+++ DATASET CONTENT

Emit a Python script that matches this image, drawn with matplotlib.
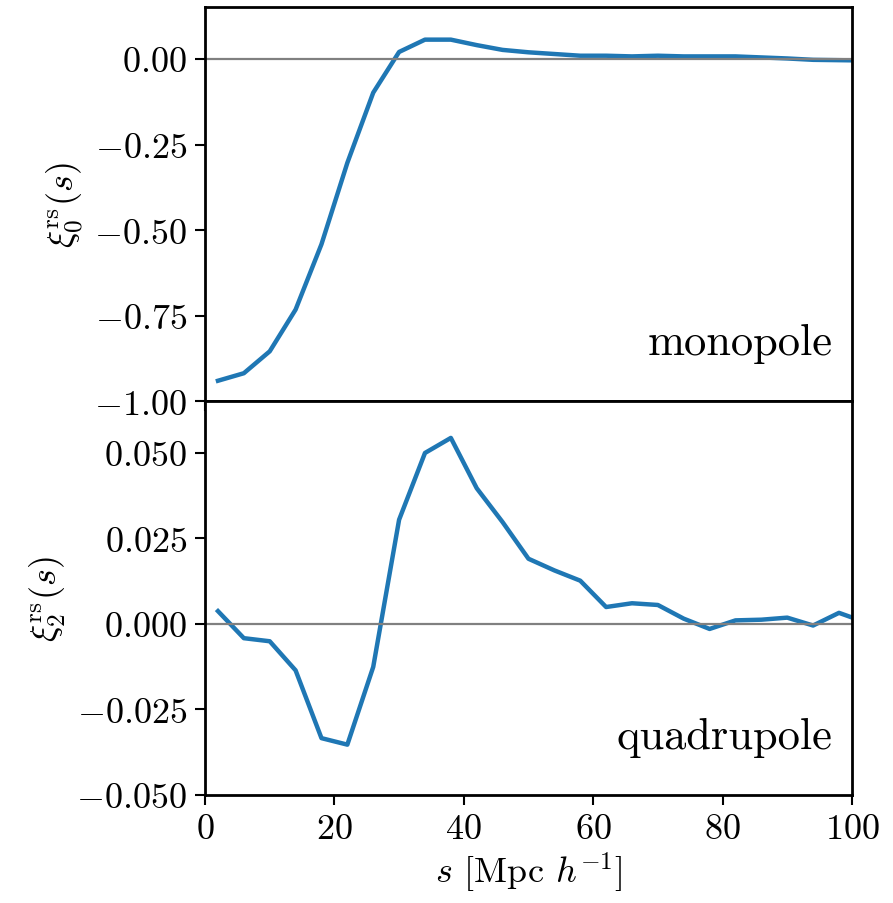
import matplotlib
matplotlib.use("Agg")
import matplotlib.pyplot as plt

# separation bins [Mpc/h]
s = [2, 6, 10, 14, 18, 22, 26, 30, 34, 38, 42, 46, 50, 54, 58, 62, 66, 70,
     74, 78, 82, 86, 90, 94, 98, 102]

# redshift-space monopole
xi0 = [-0.940, -0.918, -0.854, -0.732, -0.541, -0.303, -0.098, 0.021, 0.057,
       0.057, 0.041, 0.027, 0.020, 0.015, 0.010, 0.010, 0.008, 0.010, 0.008,
       0.008, 0.008, 0.005, 0.002, -0.002, -0.003, -0.004]

# redshift-space quadrupole
xi2 = [0.0037, -0.0042, -0.0051, -0.0136, -0.0334, -0.0353, -0.0126, 0.0304,
       0.0499, 0.0543, 0.0396, 0.0297, 0.0190, 0.0156, 0.0126, 0.0049, 0.0060,
       0.0055, 0.0015, -0.0015, 0.0010, 0.0012, 0.0018, -0.0005, 0.0032, 0.0005]

plt.rcParams["font.family"] = "serif"
plt.rcParams["font.serif"] = ["cmr10"]
plt.rcParams["mathtext.fontset"] = "cm"
plt.rcParams["axes.formatter.use_mathtext"] = True
plt.rcParams["font.size"] = 26

fig = plt.figure(figsize=(8.93, 9.04), dpi=100)
ax1 = fig.add_axes([0.2296, 0.555, 0.7244, 0.436])
ax2 = fig.add_axes([0.2296, 0.1195, 0.7244, 0.4355], sharex=ax1)

#Monopole panel
ax1.plot(s, xi0, color="C0", lw=3.2)
ax1.axhline(0, color="gray", lw=1.6)
ax1.set_ylim(-1.0, 0.152)
ax1.set_yticks([0.0, -0.25, -0.5, -0.75, -1.0])
ax1.set_ylabel(r"$\xi^{\rm rs}_0(s)$", labelpad=6)
ax1.text(0.97, 0.12, "monopole", transform=ax1.transAxes, ha="right",
         va="baseline", fontsize=32)
ax1.tick_params(labelbottom=False)

#Quadrupole panel
ax2.plot(s, xi2, color="C0", lw=3.2)
ax2.axhline(0, color="gray", lw=1.6)
ax2.set_ylim(-0.05, 0.065)
ax2.set_yticks([0.05, 0.025, 0.0, -0.025, -0.05])
ax2.set_ylabel(r"$\xi^{\rm rs}_2(s)$", labelpad=6)
ax2.text(0.97, 0.12, "quadrupole", transform=ax2.transAxes, ha="right",
         va="baseline", fontsize=32)
ax2.set_xlim(0, 100)
ax2.set_xticks([0, 20, 40, 60, 80, 100])
ax2.set_xlabel(r"$s$ [Mpc $h^{-1}$]")

for ax in (ax1, ax2):
    for sp in ax.spines.values():
        sp.set_linewidth(2)
    ax.tick_params(width=1.5, length=7, pad=6)

fig.savefig("out.png", dpi=100)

++++++

◆ REQUIRED TASK ◆
Leave the pictures out and please restate exactly the lines running from the start of the material through the one with "0.008, 0.008, 0.005, 0.002, -0.002, -0.003, -0.004]".

◆ TASK RESPONSE ◆
Emit a Python script that matches this image, drawn with matplotlib.
import matplotlib
matplotlib.use("Agg")
import matplotlib.pyplot as plt

# separation bins [Mpc/h]
s = [2, 6, 10, 14, 18, 22, 26, 30, 34, 38, 42, 46, 50, 54, 58, 62, 66, 70,
     74, 78, 82, 86, 90, 94, 98, 102]

# redshift-space monopole
xi0 = [-0.940, -0.918, -0.854, -0.732, -0.541, -0.303, -0.098, 0.021, 0.057,
       0.057, 0.041, 0.027, 0.020, 0.015, 0.010, 0.010, 0.008, 0.010, 0.008,
       0.008, 0.008, 0.005, 0.002, -0.002, -0.003, -0.004]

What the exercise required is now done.